A Renaissance festival is an outdoor gathering that recreates a historical setting for the amusement of the public. Common settings for Renaissance festivals are the Italian Renaissance and the reign of Queen Elizabeth I in England, and fantasy elements are often welcome.

The Little Apple Renaissance Festival was modeled after the Italian village of Norbello, featuring popular Renaissance-era food like turkey legs, goblets of hot cider and traditional herbal teas. Attendees could participate in games and activities like “Fight-a-Knight,” trebuchet and sword fighting.

Tory Bach, sophomore in food science, said this was not the first Renaissance festival she had attended.

“It is really cool to see K-State bringing events like this to Manhattan,” Bach said. “I love going to the Renaissance festival in Kansas City, so it is awesome to see it right here at home.”

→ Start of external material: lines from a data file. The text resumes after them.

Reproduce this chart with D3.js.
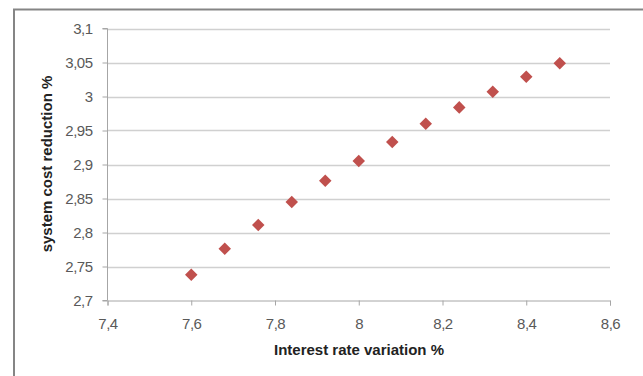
<!DOCTYPE html>
<html>
<head>
<meta charset="utf-8">
<script src="https://cdn.jsdelivr.net/npm/d3@7"></script>
<style>
  html, body { margin: 0; padding: 0; background: #fff; }
  svg { display: block; font-family: "Liberation Sans", Arial, sans-serif; }
</style>
</head>
<body>
<svg id="chart" width="643" height="376"></svg>
<script>
// Interest rate variation (%) vs. system cost reduction (%)
const interestRates = [7.6, 7.68, 7.76, 7.84, 7.92, 8.0, 8.08, 8.16, 8.24, 8.32, 8.4, 8.48];
const costReductions = [2.738, 2.776, 2.811, 2.845, 2.876, 2.905, 2.933, 2.960, 2.984, 3.007, 3.029, 3.049];
const xTicks = [7.4, 7.6, 7.8, 8.0, 8.2, 8.4, 8.6];
const yTicks = [2.7, 2.75, 2.8, 2.85, 2.9, 2.95, 3.0, 3.05, 3.1];
const xTitle = "Interest rate variation %";
const yTitle = "system cost reduction %";

const svg = d3.select("#chart");
const fmt = v => String(+v.toFixed(2)).replace(".", ",");

// outer chart frame
svg.append("rect")
  .attr("x", 14).attr("y", 9.5)
  .attr("width", 640).attr("height", 380)
  .attr("fill", "none").attr("stroke", "#858585").attr("stroke-width", 2);

const x = d3.scaleLinear().domain([7.4, 8.6]).range([107.5, 610]);
const y = d3.scaleLinear().domain([2.7, 3.1]).range([300.5, 28.5]);

// horizontal gridlines
svg.append("g")
  .selectAll("line")
  .data(yTicks.slice(1))
  .join("line")
  .attr("x1", x(7.4)).attr("x2", x(8.6))
  .attr("y1", d => Math.round(y(d)) + 0.5).attr("y2", d => Math.round(y(d)) + 0.5)
  .attr("stroke", "#d0d0d0").attr("stroke-width", 1.6);

// y axis
const yAxis = svg.append("g")
  .attr("transform", `translate(${x(7.4)},0)`)
  .call(d3.axisLeft(y).tickValues(yTicks).tickFormat(fmt).tickSize(5).tickPadding(10));
yAxis.select(".domain").attr("stroke", "#a6a6a6").attr("d", `M-5,${y(2.7)}H0V${y(3.1)}H-5`);
yAxis.selectAll(".tick line").attr("stroke", "#a6a6a6");
yAxis.selectAll(".tick text").attr("fill", "#595959").attr("font-size", 15).attr("letter-spacing", -0.5);

// x axis
const xAxis = svg.append("g")
  .attr("transform", `translate(0,${y(2.7)})`)
  .call(d3.axisBottom(x).tickValues(xTicks).tickFormat(fmt).tickSize(5).tickPadding(13));
xAxis.select(".domain").attr("stroke", "#a6a6a6");
xAxis.selectAll(".tick line").attr("stroke", "#a6a6a6");
xAxis.selectAll(".tick text").attr("fill", "#595959").attr("font-size", 15).attr("letter-spacing", -0.5);

// data markers (diamonds)
svg.append("g")
  .selectAll("path")
  .data(interestRates.map((r, i) => [r, costReductions[i]]))
  .join("path")
  .attr("transform", d => `translate(${x(d[0])},${y(d[1])})`)
  .attr("d", d3.symbol(d3.symbolDiamond2, 100)())
  .attr("fill", "#c0504d");

// axis titles
svg.append("text")
  .attr("x", 359).attr("y", 355)
  .attr("text-anchor", "middle")
  .attr("font-size", 15).attr("font-weight", "bold").attr("fill", "#222")
  .text(xTitle);

svg.append("text")
  .attr("transform", "translate(52,164) rotate(-90)")
  .attr("text-anchor", "middle")
  .attr("font-size", 15).attr("font-weight", "bold").attr("fill", "#222")
  .text(yTitle);
</script>
</body>
</html>
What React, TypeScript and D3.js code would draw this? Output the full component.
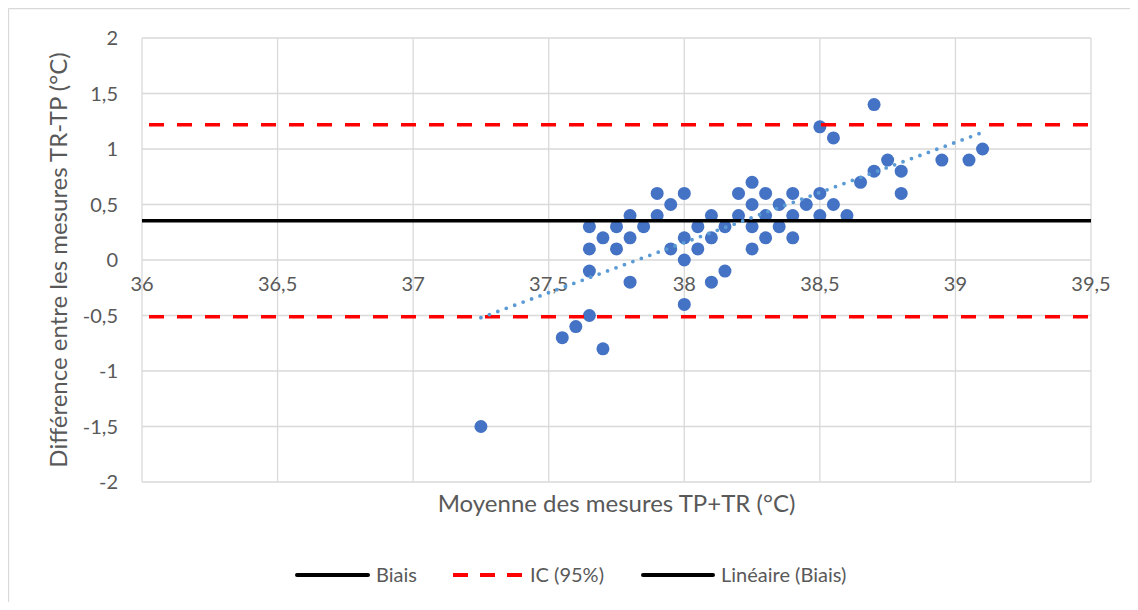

The festival also featured entertainment by K-State’s On the Spot improvisational acting group and the Manhattan High School Thespian Troupe. Vendors at the festival sold Renaissance-themed items like swords, corsets and hand-crafted leather bags.

“Seeing all the different interpretations of the time period and getting to actually get a glimpse into history is brilliant,” Marcus Kokmeyer, Riley County resident, said.

The event was the first of its kind in Manhattan. Over 1,500 people attended the event, and there are plans to hold another festival next fall due to its overwhelming success.

“I love seeing our town grow and welcome new events,” Martha Berker, Manhattan resident, said. “It makes our little world a tiny bit bigger.”